Emma Smith, Head of Talent at the UK’s largest video games developer, Creative Assembly, sits down with Louise Sinnerton from myGwork
Emma Smith started her career as a 999 operator, and worked at the NHS and Citizens Advice Bureau after that. She has been exposed to all sorts of situations and has always worked to make sure that everyone has access to opportunity. “Working as a 999 operator really hardened me to what happens in society, and then with the NHS I would be helping people in the community, or nurses, for example, to get the equipment, resources and care they need. Although this work was emotionally difficult, I feel lucky to have been exposed to all sorts of situations and I don’t bat an eyelid when people tell me problems that may shock other people.”
When a role came up to work with the Citizens Advice Bureau in one of the most deprived areas in the UK, with very low social mobility, Emma knew it aligned with her core value of helping others. “The Citizens Advice Bureau was formed to give free legal advice to all members of society around the time of World War Two and has developed to do so much for people. It’s an open door, talk to anyone, free access service, I learned a lot about myself and I consider myself fortunate to have spent some of my career there.” Emma worked supporting the advisors, connecting with all sections of society, and was lucky enough to see positive outcomes for many including a case where the bureau worked in collaboration with Stonewall. “People would come in and ask for employment advice with regards to all sorts of issues including those that effected members of the LGBTQ+ community, as an example. I found that I was often unaware of their situation and it made me feel so angry when I learned what people had experienced . That really opened my eyes, and motivated me to focus my career where I could be people-orientated, where I can shine a light on diversity.”

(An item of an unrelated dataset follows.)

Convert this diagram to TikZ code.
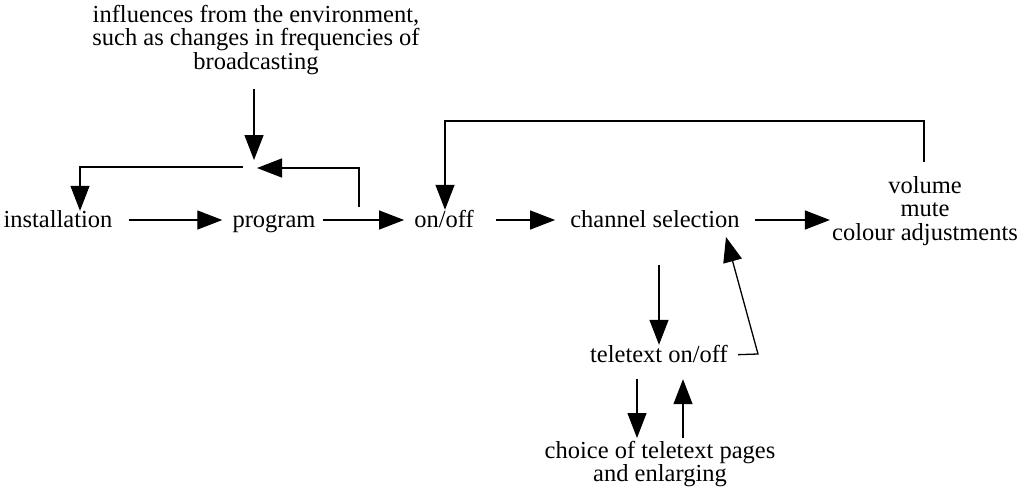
\documentclass[tikz,border=0pt]{standalone}
\usepackage{fontspec}
\setmainfont{Liberation Serif}
\usetikzlibrary{arrows.meta,calc}
\begin{document}
\begin{tikzpicture}[x=1pt,y=-1pt,
  every node/.style={font=\fontsize{24.5}{23.5}\selectfont, inner sep=0pt},
  lbl/.style={text height=14pt, text depth=0pt},
  multi/.style={align=center, anchor=north},
  link/.style={line width=1.3pt},
  arr/.style={link, -{Triangle[length=25pt,width=19pt]}}]
\useasboundingbox (0,0) rectangle (1028,496);

% text nodes
\node[multi] (env) at (256,5) {influences from the environment,\\such as changes in frequencies of\\broadcasting};
\node[lbl] (inst)  at (58,220)  {installation};
\node[lbl] (prog)  at (274,220) {program};
\node[lbl] (onoff) at (444,220) {on/off};
\node[lbl] (chan)  at (655,220) {channel selection};
\node[multi] (vol) at (925,176) {volume\\mute\\colour adjustments};
\node[lbl] (tele)  at (659,355) {teletext on/off};
\node[multi] (choice) at (660,441) {choice of teletext pages\\and enlarging};

% junction points of the feedback loops
\coordinate (merge)  at (254,160);
\coordinate (splitL) at (243,167);
\coordinate (fbstart) at (359,207);
\coordinate (fbend)  at (257,168);
\coordinate (vfb)    at (924,162);
\coordinate (fbtop)  at (445,121);
\coordinate (tfb)    at (758,354);
\coordinate (ctip)   at (726,237);

% environment influence and program feedback
\draw[arr, shorten <=14pt] (env.south -| merge) -- (merge);
\draw[arr, shorten >=2pt] (splitL) -| ($(inst.north)+(22,0)$);
\draw[arr] (fbstart) |- (fbend);

% main sequence
\draw[arr, shorten <=16pt, shorten >=10pt] (inst) -- (prog);
\draw[arr, shorten <=7pt, shorten >=10pt] (prog) -- (onoff);
\draw[arr, shorten <=22pt, shorten >=15pt] (onoff) -- (chan);
\draw[arr, shorten <=15pt, shorten >=2pt] (chan) -- (chan -| vol.west);

% volume feedback to on/off
\draw[arr, shorten >=3pt] (vfb) |- (fbtop) -- (onoff.north -| fbtop);

% teletext branch
\draw[arr, shorten <=38pt, shorten >=3pt] (tele.north |- chan.south) -- (tele.north);
\draw[arr, shorten <=10pt] (tele.east) -- (tfb) -- (ctip);
\draw[arr, shorten <=17pt, shorten >=3pt] ($(tele.south)+(-22,0)$) -- ($(choice.north)+(-23,0)$);
\draw[arr, shorten <=3pt, shorten >=17pt] ($(choice.north)+(23,0)$) -- ($(tele.south)+(24,0)$);
\end{tikzpicture}
\end{document}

Emma’s broad experience of people’s individual circumstances has led to her ability to be incredibly tolerant and somewhat unshakable. This is a skill she’s developed through her career into her current role. “Being an open book and going into conversations without preconceptions puts people at ease straight away, people need that and to be received with calmness and empathy when they are sharing personal or professional issues. A clear and understood response helps them to rationalise their own thoughts and see that there is help and tools available”.

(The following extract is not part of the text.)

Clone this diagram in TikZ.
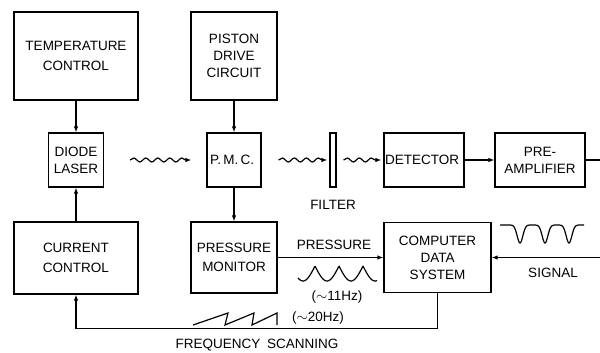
\documentclass[tikz,border=0pt]{standalone}
\usepackage{fontspec}
\setmainfont{Liberation Sans}
\usetikzlibrary{arrows.meta, positioning, decorations.pathmorphing}

\begin{document}
\begin{tikzpicture}[
    x=1pt, y=-1pt,
    node distance=10pt,
    box/.style={
        rectangle,
        draw=black,
        line width=1.2pt,
        align=center,
        inner sep=0pt,
        font=\fontsize{13.5}{17}\selectfont
    },
    labeltext/.style={inner sep=0pt, font=\fontsize{13.5}{16}\selectfont},
    wire/.style={line width=1.2pt},
    arrow/.style={wire, -{Latex[length=6pt,width=4.5pt]}},
    wavy/.style={arrow, decorate,
        decoration={snake, segment length=12pt, amplitude=2pt, post length=5pt}}
]

\useasboundingbox (0,0) rectangle (600,353);

% Left column
\node[box, minimum width=124pt, minimum height=88pt] (temp) at (76,56) {
TEMPERATURE\\[3pt]CONTROL
};

\node[box, minimum width=55pt, minimum height=54pt] (laser) at (76,160) {
DIODE\\LASER
};

\node[box, minimum width=124pt, minimum height=72pt] (current) at (76,258) {
CURRENT\\[3pt]CONTROL
};

% Middle column
\node[box, minimum width=86pt, minimum height=88pt] (piston) at (234,56) {
PISTON\\DRIVE\\CIRCUIT
};

\node[box, minimum width=54pt, minimum height=54pt] (pmc) at (234,160) {
P.\,M.\,C.
};

\node[box, minimum width=86pt, minimum height=71pt] (pressmon) at (234,257.5) {
PRESSURE\\[2pt]MONITOR
};

% Optical path
\node[box, minimum width=6pt, minimum height=54pt] (filter) at (333,160) {};
\node[labeltext, below=12pt of filter] (filterlabel) {FILTER};

\node[box, minimum width=80pt, minimum height=54pt] (detector) at (424,160) {
DETECTOR
};

\node[box, minimum width=90pt, minimum height=54pt] (preamp) at (540,160) {
PRE-\\AMPLIFIER
};

\node[box, minimum width=107pt, minimum height=70pt] (cds) at (437.5,257.5) {
COMPUTER\\DATA\\SYSTEM
};

\coordinate (edgeout) at (600,160);
\coordinate (edgein) at (600,257.5);

% Labels
\node[labeltext] (presslabel) at (334,245) {PRESSURE};
\node[labeltext] (presshz) at (337,297) {($\sim$11Hz)};
\node[labeltext] (scanhz) at (318,318) {($\sim$20Hz)};
\node[labeltext] (scanlabel) at (257,345) {FREQUENCY\enspace SCANNING};
\node[labeltext] (signallabel) at (553,273) {SIGNAL};

% Arrows
\draw[arrow] (temp) -- (laser);

\draw[arrow] (current) -- (laser);

\draw[arrow] (piston) -- (pmc);

\draw[arrow] (pmc) -- (pressmon);

\draw[wavy] ([xshift=26pt]laser.east) -- ([xshift=-15pt]pmc.west);

\draw[wavy] ([xshift=17pt]pmc.east) -- ([xshift=-2pt]filter.west);

\draw[wavy] ([xshift=7pt]filter.east) -- ([xshift=-2pt]detector.west);

\draw[arrow] (detector) -- (preamp);

\draw[wire] (preamp) -- (edgeout);

\draw[arrow] (edgein) -- (cds);

\draw[arrow] (pressmon) -- (cds);

\draw[arrow] (cds.south) -- ++(0,35) -| (current.south);

% Waveforms
\draw[wire, line join=round] plot[domain=298:377, samples=120]
    (\x, {266+15*abs(sin((\x-315)/24*180))});

\draw[wire, line join=round] plot[domain=500:584, samples=200]
    (\x, {225+18*exp(-((\x-520)/4)^2)+18*exp(-((\x-545)/4)^2)+18*exp(-((\x-569)/4)^2)});

\draw[wire, line join=miter] (193,325) -- (228,313) -- (225,325) -- (254,313)
    -- (252,325) -- (277,313) -- (277,325);

\end{tikzpicture}
\end{document}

Emma came to work in the games industry by chance, when her partner asked her to move from Wales to England. “I had a life change when I came to England, this opportunity came up at Creative Assembly and I had always dreamed of working in the video games industry, but when I first got here I looked around and thought where are all the women, where are the people of colour, where all the LGBTQ+ people? I didn’t see the sectors of community that I was used to seeing being reflected in the work force. That was 11 years ago and now things in games are very different.” According to a diversity and inclusion census in the UK Games industry 21% of staff are LGBT, 19% EU, 28% female, 10% BAME (UKIE). “We are more diverse than we are often perceived and actually the young people coming into games now are hugely diverse. We want to shout about that and make sure people from all backgrounds realise the games industry could be a home for them.”

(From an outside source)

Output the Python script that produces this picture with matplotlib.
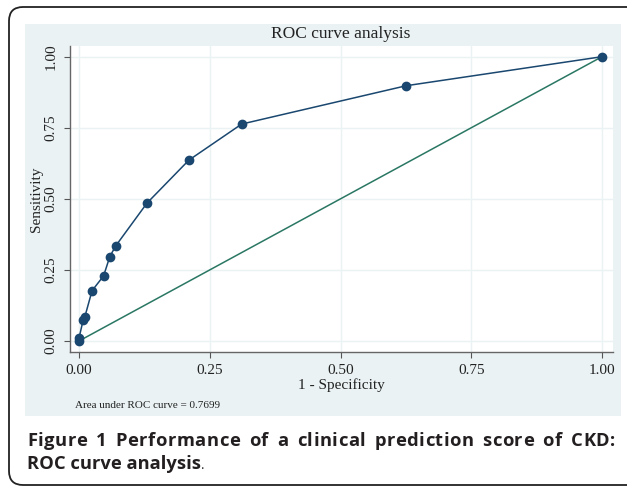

Throughout her career with Creative Assembly, and now in the role of Head of Talent, Emma has refocused on recruitment and the things she really cares about: fairness and giving everyone opportunities being key. With the team, she founded and developed the Legacy Project, which is all about the long-term impact of the studio and pivoting the way that people might see the gaming industry. “A large number of our staff are Creative Assembly Ambassadors, they represent a wider cross section of society and are important role models for students and others looking to get into games”. The Legacy Project has seen Creative Assembly develop educational programmes for three year olds right up to postgraduates, hold game jams with local schools and BAFTA, partner with women in games, support charities (such as their current charity of the year, Young Lives vs Cancer), and host an annual game jam in honour of a young employee who passed away from cancer.
Creative Assembly has come to be known and respected for the Legacy Project, and won an Education Outreach award in 2019 as part of the GI.Biz Best Places to Work Awards. “We want to give back to the games industry and beyond, it’s about kicking the door open so that anyone and everyone can be a part of it. We have the experience and expertise to share, and my god we care about it – so we will do it!” The initiative also helps employees to develop transferable skills and a voice. “Giving people a voice that is outside of their usual role is quite powerful and something they really enjoy. We hear so often that our social responsibility and outreach work is why people come and work for us, or why people carry on working for us. People don’t just want a good job, they want to work somewhere value driven that is aiming to do the right thing for the industry and wider society.”
Looking to the future is part of Emma’s day to day, and there’s no shortage of things she’d like to achieve. “I’m always thinking four to five years ahead because we’re all about legacy. Further and higher education outreach is definitely a massive area for us. We’d love to help schools develop game development focused content they can run themselves when it fits into their academic program, with Creative Assembly support. Then we’d like to expand our ambassador program and have ambassadors both inside and outside of the studio.” It’s clear that Emma strives to give back to the industry and foster the next generation of talent. Looking inward, she has never felt that her wings have been clipped at Creative Assembly; “That’s why I have been here so long, I started as an HR and operations assistant, and now I’m Head of Talent. That’s what drives me, working to see us as a studio grow and flourish, and give other people a leg up.”